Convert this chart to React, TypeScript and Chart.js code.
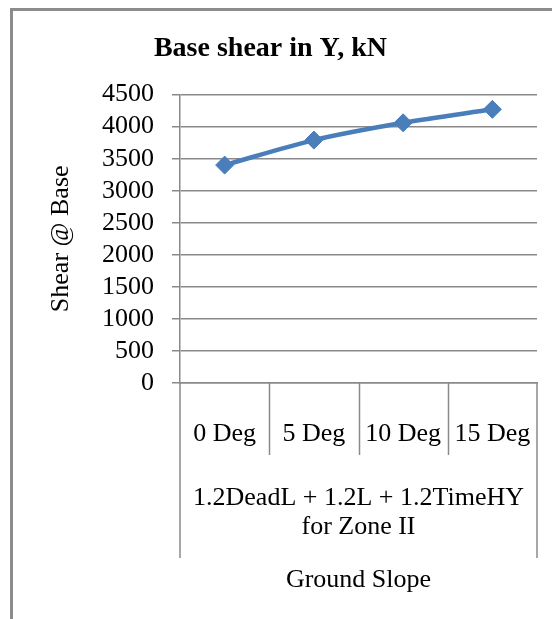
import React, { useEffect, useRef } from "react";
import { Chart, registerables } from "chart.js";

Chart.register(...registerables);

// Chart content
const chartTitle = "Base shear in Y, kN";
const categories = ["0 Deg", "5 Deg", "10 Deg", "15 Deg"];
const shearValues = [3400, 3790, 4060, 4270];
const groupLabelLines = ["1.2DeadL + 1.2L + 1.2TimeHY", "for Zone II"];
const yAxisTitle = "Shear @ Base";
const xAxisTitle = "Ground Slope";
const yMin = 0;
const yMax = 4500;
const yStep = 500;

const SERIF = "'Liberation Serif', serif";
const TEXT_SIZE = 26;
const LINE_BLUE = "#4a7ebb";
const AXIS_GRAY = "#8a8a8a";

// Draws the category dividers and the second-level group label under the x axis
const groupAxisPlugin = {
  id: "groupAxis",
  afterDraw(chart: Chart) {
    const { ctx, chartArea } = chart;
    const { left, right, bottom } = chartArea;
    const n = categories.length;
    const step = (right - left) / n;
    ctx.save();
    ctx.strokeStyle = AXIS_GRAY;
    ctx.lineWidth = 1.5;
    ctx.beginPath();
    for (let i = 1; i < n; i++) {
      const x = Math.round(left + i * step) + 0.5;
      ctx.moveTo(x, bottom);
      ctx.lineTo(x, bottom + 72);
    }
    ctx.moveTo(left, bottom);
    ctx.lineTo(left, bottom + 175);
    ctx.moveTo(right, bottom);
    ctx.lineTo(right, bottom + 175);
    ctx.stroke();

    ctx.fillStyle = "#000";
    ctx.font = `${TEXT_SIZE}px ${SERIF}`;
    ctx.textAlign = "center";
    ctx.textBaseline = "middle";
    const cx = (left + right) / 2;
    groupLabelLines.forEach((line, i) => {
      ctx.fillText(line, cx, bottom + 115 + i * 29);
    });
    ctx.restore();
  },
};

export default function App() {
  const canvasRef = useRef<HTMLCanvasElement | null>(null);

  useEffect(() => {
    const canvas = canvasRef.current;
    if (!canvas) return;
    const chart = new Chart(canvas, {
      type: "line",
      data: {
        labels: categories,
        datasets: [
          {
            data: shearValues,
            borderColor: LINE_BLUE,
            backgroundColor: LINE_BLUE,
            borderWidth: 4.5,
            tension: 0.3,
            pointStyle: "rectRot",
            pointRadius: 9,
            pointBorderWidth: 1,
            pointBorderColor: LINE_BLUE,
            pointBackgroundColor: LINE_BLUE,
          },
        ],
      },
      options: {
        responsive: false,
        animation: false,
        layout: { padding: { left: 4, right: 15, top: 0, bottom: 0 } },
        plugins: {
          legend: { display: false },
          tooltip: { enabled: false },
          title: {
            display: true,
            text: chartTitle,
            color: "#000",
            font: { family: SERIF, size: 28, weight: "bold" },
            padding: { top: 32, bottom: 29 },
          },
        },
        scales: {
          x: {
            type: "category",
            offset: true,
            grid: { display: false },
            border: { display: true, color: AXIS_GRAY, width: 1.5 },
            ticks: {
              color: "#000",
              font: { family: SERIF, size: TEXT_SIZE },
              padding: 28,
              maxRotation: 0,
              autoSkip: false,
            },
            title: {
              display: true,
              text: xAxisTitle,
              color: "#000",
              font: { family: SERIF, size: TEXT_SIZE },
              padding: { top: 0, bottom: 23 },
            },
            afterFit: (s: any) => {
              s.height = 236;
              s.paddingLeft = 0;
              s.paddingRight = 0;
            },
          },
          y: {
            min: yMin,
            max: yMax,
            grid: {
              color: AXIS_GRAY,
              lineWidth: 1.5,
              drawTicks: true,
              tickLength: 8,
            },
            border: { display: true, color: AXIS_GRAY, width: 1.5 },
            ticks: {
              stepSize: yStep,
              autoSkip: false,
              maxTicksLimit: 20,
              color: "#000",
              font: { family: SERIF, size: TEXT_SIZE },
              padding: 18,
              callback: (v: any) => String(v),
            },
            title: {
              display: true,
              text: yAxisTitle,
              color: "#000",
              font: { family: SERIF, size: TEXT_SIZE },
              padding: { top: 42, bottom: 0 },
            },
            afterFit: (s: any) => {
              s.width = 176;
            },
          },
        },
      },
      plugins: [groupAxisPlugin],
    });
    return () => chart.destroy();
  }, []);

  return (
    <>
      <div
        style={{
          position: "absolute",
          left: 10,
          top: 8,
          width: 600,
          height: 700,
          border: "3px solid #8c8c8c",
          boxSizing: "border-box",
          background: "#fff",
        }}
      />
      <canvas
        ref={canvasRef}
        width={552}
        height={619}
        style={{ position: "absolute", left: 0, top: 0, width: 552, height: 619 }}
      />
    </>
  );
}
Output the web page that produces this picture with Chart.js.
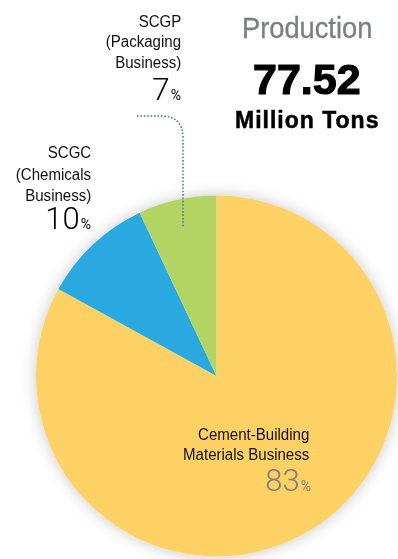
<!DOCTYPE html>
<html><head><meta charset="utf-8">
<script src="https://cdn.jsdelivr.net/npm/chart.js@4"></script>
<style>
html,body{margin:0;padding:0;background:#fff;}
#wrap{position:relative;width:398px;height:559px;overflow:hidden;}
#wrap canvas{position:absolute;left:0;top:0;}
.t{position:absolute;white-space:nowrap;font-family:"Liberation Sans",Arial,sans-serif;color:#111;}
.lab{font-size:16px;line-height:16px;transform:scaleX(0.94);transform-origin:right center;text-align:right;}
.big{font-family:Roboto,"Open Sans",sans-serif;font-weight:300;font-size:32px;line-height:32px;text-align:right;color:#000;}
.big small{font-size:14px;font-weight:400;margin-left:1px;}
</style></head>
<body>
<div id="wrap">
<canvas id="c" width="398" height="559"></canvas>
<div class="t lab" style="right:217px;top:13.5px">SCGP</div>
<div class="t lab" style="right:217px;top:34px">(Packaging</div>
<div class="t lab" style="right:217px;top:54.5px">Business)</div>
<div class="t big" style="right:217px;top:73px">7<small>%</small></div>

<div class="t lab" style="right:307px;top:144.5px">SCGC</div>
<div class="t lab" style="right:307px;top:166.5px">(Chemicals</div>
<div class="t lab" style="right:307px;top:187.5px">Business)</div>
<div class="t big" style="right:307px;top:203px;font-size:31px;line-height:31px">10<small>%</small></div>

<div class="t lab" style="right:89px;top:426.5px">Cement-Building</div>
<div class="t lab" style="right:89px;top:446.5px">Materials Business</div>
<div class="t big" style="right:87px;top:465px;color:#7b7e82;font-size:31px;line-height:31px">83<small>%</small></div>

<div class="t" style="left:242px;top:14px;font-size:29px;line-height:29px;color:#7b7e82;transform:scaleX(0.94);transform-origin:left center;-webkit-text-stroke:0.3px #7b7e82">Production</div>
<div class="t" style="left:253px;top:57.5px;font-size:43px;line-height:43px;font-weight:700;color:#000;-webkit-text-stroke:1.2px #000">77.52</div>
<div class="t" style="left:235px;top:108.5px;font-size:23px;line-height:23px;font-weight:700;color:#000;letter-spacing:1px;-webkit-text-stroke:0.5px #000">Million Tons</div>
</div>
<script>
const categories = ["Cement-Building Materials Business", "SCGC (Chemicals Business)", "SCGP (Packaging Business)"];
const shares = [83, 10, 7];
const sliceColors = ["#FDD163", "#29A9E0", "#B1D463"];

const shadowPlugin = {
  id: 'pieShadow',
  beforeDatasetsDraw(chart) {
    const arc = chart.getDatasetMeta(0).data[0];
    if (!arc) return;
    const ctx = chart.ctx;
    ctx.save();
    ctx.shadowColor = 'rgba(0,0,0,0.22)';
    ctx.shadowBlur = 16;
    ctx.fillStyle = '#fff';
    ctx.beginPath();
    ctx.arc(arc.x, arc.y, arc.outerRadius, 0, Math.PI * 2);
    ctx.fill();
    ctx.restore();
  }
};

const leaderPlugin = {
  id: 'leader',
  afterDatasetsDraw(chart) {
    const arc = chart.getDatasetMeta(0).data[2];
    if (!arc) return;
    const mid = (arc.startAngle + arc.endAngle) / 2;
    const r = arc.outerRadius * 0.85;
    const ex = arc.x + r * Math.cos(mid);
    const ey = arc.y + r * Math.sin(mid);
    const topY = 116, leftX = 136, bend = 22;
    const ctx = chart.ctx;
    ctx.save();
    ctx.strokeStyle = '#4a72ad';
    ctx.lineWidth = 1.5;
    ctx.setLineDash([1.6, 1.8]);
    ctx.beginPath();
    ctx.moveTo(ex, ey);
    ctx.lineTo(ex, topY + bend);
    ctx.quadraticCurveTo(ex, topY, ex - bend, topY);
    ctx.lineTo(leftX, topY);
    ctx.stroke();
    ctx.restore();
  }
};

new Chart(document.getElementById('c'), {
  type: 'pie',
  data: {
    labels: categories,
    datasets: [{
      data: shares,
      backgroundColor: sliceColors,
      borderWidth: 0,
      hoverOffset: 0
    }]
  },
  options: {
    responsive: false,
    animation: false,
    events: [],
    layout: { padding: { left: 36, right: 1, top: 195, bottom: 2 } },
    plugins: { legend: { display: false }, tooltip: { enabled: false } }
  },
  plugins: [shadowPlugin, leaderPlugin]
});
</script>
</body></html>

→ DIRECTIONS
Print the data above verbatim from the first line through the line holding "const yStep = 500;", leaving every picture out.

→ SOLUTION TO THIS PROBLEM
Convert this chart to React, TypeScript and Chart.js code.
import React, { useEffect, useRef } from "react";
import { Chart, registerables } from "chart.js";

Chart.register(...registerables);

// Chart content
const chartTitle = "Base shear in Y, kN";
const categories = ["0 Deg", "5 Deg", "10 Deg", "15 Deg"];
const shearValues = [3400, 3790, 4060, 4270];
const groupLabelLines = ["1.2DeadL + 1.2L + 1.2TimeHY", "for Zone II"];
const yAxisTitle = "Shear @ Base";
const xAxisTitle = "Ground Slope";
const yMin = 0;
const yMax = 4500;
const yStep = 500;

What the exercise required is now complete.